Absolutely not. I would suggest that "criticism" is a somewhat nebulous term (witness the
"destructive/constructive" debate). Correction on the other hand is a precise term and is
Biblically mandated. (See 1 Timothy 5:20; 2 Timothy 4:2; Titus 1:13; 2:15 and Revelation 3:19).
If you feel the need to correct someone, it is important to observe the following principles.
- Examine yourself first. Remember how Jesus talked about looking for a speck of
sawdust in your brother's eye, when there's a plank obstructing your own vision. We need to be
careful about making negative judgments of others. It may reveal more about us than it does them.

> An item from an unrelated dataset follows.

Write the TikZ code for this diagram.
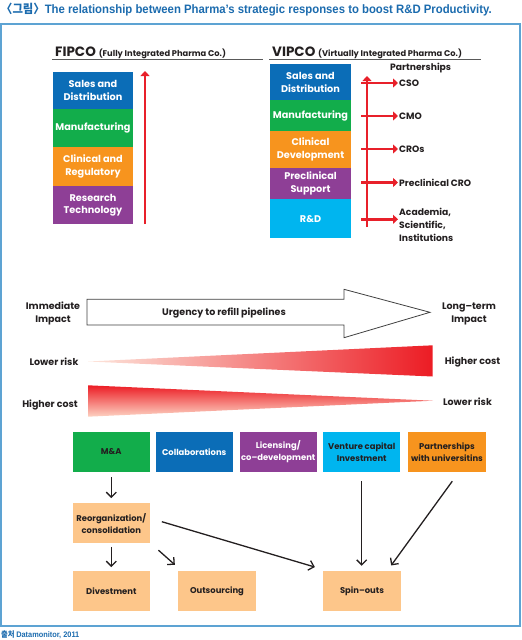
\documentclass[tikz,border=0pt]{standalone}
\usepackage{fontspec}
\setmainfont{Poppins}
\newfontfamily\titlefont{Liberation Sans}
\newfontfamily\cjk{Noto Sans CJK KR}
\usetikzlibrary{arrows.meta,calc}
\definecolor{titleblue}{HTML}{1B6BAE}
\definecolor{framec}{HTML}{5DA3D3}
\definecolor{cblue}{HTML}{0B6DB7}
\definecolor{cgreen}{HTML}{12AD4B}
\definecolor{corange}{HTML}{F7941E}
\definecolor{cpurple}{HTML}{8E3F96}
\definecolor{ccyan}{HTML}{00B5EF}
\definecolor{cpeach}{HTML}{FDC68A}
\definecolor{cred}{HTML}{E8202A}
\definecolor{dark}{HTML}{231F20}
\definecolor{wedgelight}{HTML}{FDE6DC}
\definecolor{wedgelight2}{HTML}{FDD3C3}
\definecolor{wedgemid}{HTML}{F58E74}
\definecolor{wedgered}{HTML}{EC1C24}
\tikzset{
  colbox/.style={minimum width=80pt, inner sep=0pt, align=center, text=white,
    font=\fontsize{9.7}{12.5}\selectfont\bfseries},
  rowbox/.style={minimum width=77.3pt, minimum height=40pt, inner sep=0pt, align=center,
    font=\fontsize{8.4}{12}\selectfont\bfseries},
  lbl/.style={inner sep=0pt, align=center, text=dark, font=\fontsize{9.5}{13}\selectfont\bfseries},
  plbl/.style={inner sep=1pt, align=left, text=dark, font=\fontsize{9.2}{13}\selectfont\bfseries},
  redarr/.style={draw=cred, line width=2.6pt, -{Triangle[width=9pt,length=5pt]}},
  blk/.style={draw=dark, line width=1.3pt, -{Straight Barb[length=5pt,width=10pt]}},
  hdrline/.style={draw=black!65, line width=1pt}
}
\begin{document}
\begin{tikzpicture}[x=1pt,y=-1pt]
\useasboundingbox (0,0) rectangle (522,640);
% title
\node[anchor=base west, inner sep=0pt, text=titleblue, font=\fontsize{12.2}{14}\selectfont\bfseries] (title) at (1,13)
  {\scalebox{0.93}[1]{{\cjk 〈그림〉}\titlefont The relationship between Pharma’s strategic responses to boost R\&D Productivity.}};
% frame
\draw[framec, line width=1.3pt] (1,24) rectangle (520,626);
% footer
\node[anchor=base west, inner sep=0pt, text=titleblue, font=\fontsize{8}{9}\selectfont\bfseries] (src) at (1,637.5)
  {\scalebox{0.92}[1]{{\cjk 출처} \titlefont Datamonitor, 2011}};

% headers
\node[anchor=base west, inner sep=0pt, text=dark] (fipco) at (55,56)
  {\fontsize{13.5}{15}\selectfont\bfseries FIPCO \fontsize{8.3}{10}\selectfont(Fully Integrated Pharma Co.)};
\draw[hdrline] (52,59.5) -- (263,59.5);
\node[anchor=base west, inner sep=0pt, text=dark] (vipco) at (272,56)
  {\fontsize{13.5}{15}\selectfont\bfseries VIPCO \fontsize{8.3}{10}\selectfont(Virtually Integrated Pharma Co.)};
\draw[hdrline] (269,59.5) -- (481,59.5);

% FIPCO column
\node[colbox, fill=cblue, minimum height=38pt] (fsales) at (93,90.5) {Sales and\\Distribution};
\node[colbox, fill=cgreen, minimum height=38pt] (fmanu) at (93,128.3) {Manufacturing};
\node[colbox, fill=corange, minimum height=38.6pt] (fclin) at (93,166.5) {Clinical and\\Regulatory};
\node[colbox, fill=cpurple, minimum height=38.3pt] (fres) at (93,205) {Research\\Technology};
\coordinate (fbot) at (145,224);
\coordinate (ftop) at (145,71);
\draw[redarr] (fbot) -- (ftop);

% VIPCO column
\node[colbox, fill=cblue, minimum width=81pt, minimum height=35.8pt] (vsales) at (310.5,82.2) {Sales and\\Distribution};
\node[colbox, fill=cgreen, minimum width=81pt, minimum height=31pt] (vmanu) at (310.5,115.5) {Manufacturing};
\node[colbox, fill=corange, minimum width=81pt, minimum height=36.8pt] (vclin) at (310.5,149.4) {Clinical\\Development};
\node[colbox, fill=cpurple, minimum width=81pt, minimum height=31.7pt] (vpre) at (310.5,183.5) {Preclinical\\Support};
\node[colbox, fill=ccyan, minimum width=81pt, minimum height=39pt] (vrd) at (310.5,218.8) {R\&D};

\node[plbl, anchor=west] (partn) at (389,68.5) {Partnerships};
\node[plbl, anchor=west] (cso) at (398,83) {CSO};
\node[plbl, anchor=west] (cmo) at (398,116) {CMO};
\node[plbl, anchor=west] (cros) at (398,149) {CROs};
\node[plbl, anchor=west] (pcro) at (398,182.5) {Preclinical CRO};
\node[plbl, anchor=west] (acad) at (398,225) {Academia,\\Scientific,\\Institutions};
\coordinate (vbot) at (367,227);
\coordinate (vtop) at (367,76);
\draw[redarr] (vbot) -- (vtop);
\draw[redarr] ($(cso.west)+(-37,0)$) -- (cso.west);
\draw[redarr] ($(cmo.west)+(-37,0)$) -- (cmo.west);
\draw[redarr] ($(cros.west)+(-37,0)$) -- (cros.west);
\draw[redarr] ($(pcro.west)+(-37,0)$) -- (pcro.west);
\draw[redarr] ($(acad.west)+(-37,-5.7)$) -- ($(acad.west)+(0,-5.7)$);

% big hollow arrow
\draw[draw=black!75, line width=0.8pt, fill=white] (87,299.3) -- (344,299.3) -- (344,289.3) -- (430,312.3)
  -- (344,337.7) -- (344,325) -- (87,325) -- cycle;
\node[lbl] (urg) at (224,313) {Urgency to refill pipelines};
\node[lbl] (imm) at (53,313.5) {Immediate\\Impact};
\node[lbl] (lng) at (469,313.5) {Long–term\\Impact};

% wedges
\shade[left color=wedgelight, right color=wedgered] (88,361.5) -- (432.7,345.3) -- (432.7,376.5) -- cycle;
\shade[top color=wedgered, middle color=wedgemid, bottom color=wedgelight2] (88,385.3) -- (433,400.7) -- (88,416.7) -- cycle;
\node[lbl] (lr1) at (54,362) {Lower risk};
\node[lbl] (hc1) at (472.5,362) {Higher cost};
\node[lbl] (hc2) at (50,405) {Higher cost};
\node[lbl] (lr2) at (467.5,401.5) {Lower risk};

% strategy boxes
\node[rowbox, fill=cgreen, text=dark] (ma) at (111.3,451.7) {M\&A};
\node[rowbox, fill=cblue, text=white] (collab) at (194.2,451.7) {Collaborations};
\node[rowbox, fill=cpurple, text=white] (lic) at (278.2,451.7) {Licensing/\\co–development};
\node[rowbox, fill=ccyan, text=dark] (vc) at (361.7,451.7) {Venture capital\\Investment};
\node[rowbox, fill=corange, text=dark] (pu) at (447,451.7) {Partnerships\\with universitins};

\node[rowbox, fill=cpeach, text=dark] (reorg) at (111.3,523.3) {Reorganization/\\consolidation};
\node[rowbox, fill=cpeach, text=dark, minimum height=39.7pt] (div) at (111.3,590.8) {Divestment};
\node[rowbox, fill=cpeach, text=dark, minimum height=39.7pt] (outs) at (217,590.8) {Outsourcing};
\node[rowbox, fill=cpeach, text=dark, minimum height=39.7pt] (spin) at (362,590.8) {Spin–outs};

% connectors
\draw[blk] ($(ma.south)+(0,5.3)$) -- ($(reorg.north)+(0,-5)$);
\draw[blk] ($(reorg.south)+(0,3.4)$) -- ($(div.north)+(0,-3.7)$);
\draw[blk] ($(reorg.south east)+(8.3,6.7)$) -- ($(outs.north west)+(-3.3,-6)$);
\draw[blk] ($(reorg.east)+(11.7,-1.6)$) -- ($(spin.north west)+(-8.3,-3.7)$);
\draw[blk] ($(vc.south)+(0,9.3)$) -- ($(spin.north)+(-0.3,-5)$);
\draw[blk] ($(pu.south)+(5.3,9.3)$) -- ($(spin.north east)+(-9.7,-5.3)$);
\end{tikzpicture}
\end{document}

- Make sure you're part of the solution and not part of the problem. If you think the
folks who are doing the work of the church are going about it all wrong, before you say anything,
you need to ask yourself this question. "Am I willing to walk the walk or do I just want to talk
the talk?"
- When you correct others, be respectful. James suggests that it's a serious blunder
to praise God and curse men (James 3:9-10).
- Don't overcorrect. We've read much about the recent death of Dale Earnhardt at the
Daytona Speedway. Some observers say that when he swerved into the path of Kenny Schrader's car,
he overcorrected and collided with the wall at nearly 200 miles an hour. At that kind of speed,
it would probably be impossible not to overcorrect. Nevertheless overcorrecting proved to be fatal.
We have much more control over our correction of others. But we can speak at 200 plus words a
minute and when you're on a roll you're tempted to overcorrect. You're tempted to go for the
jugular with exaggerated rhetoric. In a moment's time you can tear apart a relationship that
took years to build. You may even be rather proud of yourself at the moment. You knew how to turn
the exact phrase that got beneath the skin of the person you intended to correct. In that moment,
you feel a sense of victory and accomplishment. You have completely destroyed all pretension and
disabled all the defense mechanisms. Only later do you realize you've destroyed a relationship. If
you do that too often to too many people, you're going to live a very lonely life.